Ideally, these components will be easy to create, because you have been addressing these same topics throughout phases 2, 3, 4 and 5! Be sure to look at the gallery of past reports for inspiration!

Your report should be well formatted, legible, and coherent. For example, writing should be formatted paragraphs (not as section headers), and unrecorded lists should be formatted into bullet points using markdown, and URLs should be included as hyperlinked text.

A few notes of technical advice:

  • When importing data from local files, use relative file paths in your code. This will make the code more portable between your group member’s computers.

  • Make sure that the name of everyone in your group appears in the author: field in the YAML header! When a report has multiple authors, you can list them using the following formatting in your YAML header:

    author:   
      - Reg I. Gigas
      - Drag A. Pult
      - Art I. Cuno
  • Be sure to render your document as a self-contained HTML file. To accomplish this, change the default format: html in your document’s YAML header to

    format:
      html:
        embed-resources: true

Completing Phase 6

Your group’s final report should be submitted on Moodle before 3pm ET on Friday, May 9th. When submitting your project on Moodle, be sure to submit:

  • Your rendered HTML file
  • Your Quarto document
  • Your bibtex references file
  • Your data file (if necessary to render the Quarto document)
    • If you are importing data from a Google Sheet, make sure it is accessible by your instructor.

Only one person needs to submit these documents for your whole group.

Reflection on the Project

After the final report is submitted, you should also complete the Peer and Self Reflection assignment on Moodle. This assignment should be completed before 11:59pm ET on Thursday, May 8th.

This assignment will ask you to reflect on how your team worked together over the course of the final project. Your responses on this assignment will be one of several factors in helping me that determine whether you earn project participation token.

The Project Rotation Schedule

At the end of Phase 2, Phase 3, and Phase 4, you will “rotate” your work between group members. This means that at the start of Phase 3, Phase 4, and Phase 5, your work will pick up where another group member’s has left off in the previous phase, and another group member’s work will start where you left off in the previous phase.

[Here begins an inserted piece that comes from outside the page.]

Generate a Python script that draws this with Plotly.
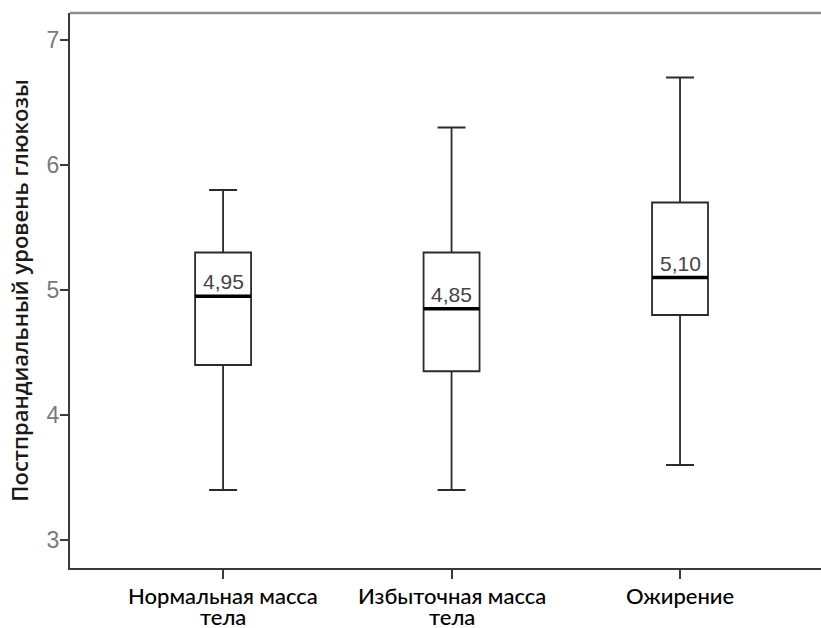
import plotly.graph_objects as go

# Group labels (two lines each) and box-plot statistics (mmol/L)
label_line1 = ["Нормальная масса", "Избыточная масса", "Ожирение"]
label_line2 = ["тела", "тела", ""]
positions = [0, 1, 2]
lower_whisker = [3.4, 3.4, 3.6]
q1 = [4.4, 4.35, 4.8]
median = [4.95, 4.85, 5.10]
q3 = [5.3, 5.3, 5.7]
upper_whisker = [5.8, 6.3, 6.7]
median_labels = ["4,95", "4,85", "5,10"]

box_w = 0.245
line_col = "#2b2b2b"
cat_font = dict(family="Lato, Liberation Sans, sans-serif", size=22,
                color="#000000", weight=500)

fig = go.Figure()

fig.add_trace(go.Box(
    x=positions,
    lowerfence=lower_whisker,
    q1=q1,
    median=median,
    q3=q3,
    upperfence=upper_whisker,
    width=box_w,
    whiskerwidth=0.5,
    fillcolor="rgba(255,255,255,0)",
    line=dict(color=line_col, width=1.8),
    boxpoints=False,
    hoverinfo="skip",
    showlegend=False,
))

# Heavier median bars drawn over each box
for xp, m in zip(positions, median):
    fig.add_trace(go.Scatter(
        x=[xp - box_w / 2, xp + box_w / 2],
        y=[m, m],
        mode="lines",
        line=dict(color="#000000", width=3.5),
        hoverinfo="skip",
        showlegend=False,
    ))

# Median value labels just above each median bar
for xp, m, lab in zip(positions, median, median_labels):
    fig.add_annotation(
        x=xp, y=m, text=lab, showarrow=False,
        yanchor="bottom", yshift=1,
        font=dict(family="Liberation Sans, Arial, sans-serif", size=21, color="#444444"),
    )

# Category labels under the axis, with tight line spacing
for xp, l1, l2 in zip(positions, label_line1, label_line2):
    fig.add_annotation(x=xp, xref="x", y=0, yref="paper", text=l1,
                       showarrow=False, yanchor="middle", yshift=-27, font=cat_font)
    if l2:
        fig.add_annotation(x=xp, xref="x", y=0, yref="paper", text=l2,
                           showarrow=False, yanchor="middle", yshift=-48, font=cat_font)

# Top frame line
fig.add_shape(type="line", xref="paper", yref="paper",
              x0=0, x1=1, y0=1, y1=1,
              line=dict(color="#8c8c8c", width=2.5))

fig.update_layout(
    width=821, height=628,
    margin=dict(l=70, r=0, t=13, b=60),
    paper_bgcolor="white",
    plot_bgcolor="white",
    xaxis=dict(
        range=[-0.67, 2.617],
        automargin=False,
        tickmode="array", tickvals=positions, showticklabels=False,
        showgrid=False, zeroline=False,
        showline=True, linecolor="#3a3a3a", linewidth=2,
        ticks="outside", ticklen=9, tickwidth=1.5, tickcolor="#3a3a3a",
    ),
    yaxis=dict(
        range=[2.776, 7.216],
        automargin=False,
        tickmode="array", tickvals=[3, 4, 5, 6, 7],
        showgrid=False, zeroline=False,
        showline=True, linecolor="#3a3a3a", linewidth=2,
        ticks="outside", ticklen=8, tickwidth=1.5, tickcolor="#3a3a3a",
        ticklabelstandoff=-4,
        tickfont=dict(family="Liberation Sans, Arial, sans-serif", size=23, color="#7a7a7a"),
        title=dict(
            text="Постпрандиальный уровень глюкозы",
            font=dict(family="Open Sans, Liberation Sans, sans-serif", size=22,
                      color="#1a1a1a", weight=600),
            standoff=12,
        ),
    ),
)

fig.write_html("out.html")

The pattern of rotating documents between group members is easiest to explain using an example. Imagine that you have the following group of 3 students

  1. Reg I. Gigas, who chose a data set about archaeological excavations of ancient ruins
  2. Drag A. Pult, who chose a data set about paranormal encounters
  3. Art I. Cuno, who chose a data set about climate change

The table below tracks which data set each student will work on during Phases 2, 3, 4, and 5 of the project

Reg’s Data Drag’s Data Art’s Data
Phase 2 (Describing) Reg I. Gigas Drag A. Pult Art I. Cuno
Phase 3 (Summarizing) Art I. Cuno Reg I. Gigas Drag A. Pult
Phase 4 (Visualizing) Drag A. Pult Art I. Cuno Reg I. Gigas
Phase 5 (Ethics and Impact) Reg I. Gigas Drag A. Pult Art I. Cuno

Consider Reg. I Gigas as an example. During Phase 2, Reg works on describing their own data. At the end of Phase 2, the first rotation occurs. Reg passes all their materials (e.g., their data, their Quarto document, and their image) to the person below them in the “Drag’s Data” column (Art I. Cuno) and receives materials from Drag A. Pult. This means that during Phase 3, Art will work on summarizing the data they receive from Reg, picking up where Reg left off. And, Reg will work on summarizing the data they receive from Drag, picking up where Drag left off.

At the end of Phase 3, this process repeats again: Reg passes their work to to the person below them (Art), Drag passes their work to the person below them (Reg) and Art passes their work to the person below them (Reg). This means that during Phase 4, Reg picks up where Art left off (who was summarizing Drag’s data), and works on visualizing Drag’s data.

At the end of Phase 4, the documents rotate one last time; Reg passes their work to Art, Drag passes their work to Art, and Art passes their work to Reg. This means that during Phase 5, Reg once again works on their own data. After Phase 5, there are no more rotations.